If you already have a healthy relationship, it’s only natural that a customer will want to go to the next level with a vendor they already know and trust, provided you can sell them something that’ll help in this new endeavor.
3) They’re focused on new priorities.
Most companies don’t face one challenge at a time. They usually have multiple competing projects at any given time that someone needs to prioritize. Which means that once your product is in place and solving an existing challenge, your customer will have time to tackle other items on their list.

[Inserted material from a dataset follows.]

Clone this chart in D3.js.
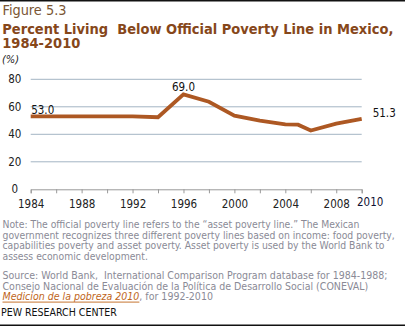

Make sure that during your initial discovery you’re doing a thorough qualification. Although your focus should be on the specific product your customer is interested in, suss out your customer's other projects so you have broader context. Then, check in on progress in a few months and see if you can help out with any of the other priorities your customer needs to solve.
4) They’re referring new business to you.
If your customer is proactively sending you new prospects and leads, it’s a sign they’re extremely happy with your product. After all, nobody is going to take time out of their schedule or risk their reputation to send a referral on behalf of a company they’re about to end a relationship with.
In these cases, reach out to your customer to thank them for the referral, then use this as an opportunity to ask them how things are going.
5) They’re growing.
Whether they’re expanding their offices, adding new departments, or simply hiring at a faster clip than they used to, your ears should perk up when you hear about company growth. This means that something’s working (hopefully, something related to your product), and that more cash is now available for your customer to spend.
Growth also indicates that the company is investing in their future and will likely have new needs as they scale. Get in at the ground floor and you’ll be able to feed off the relationship for years to come.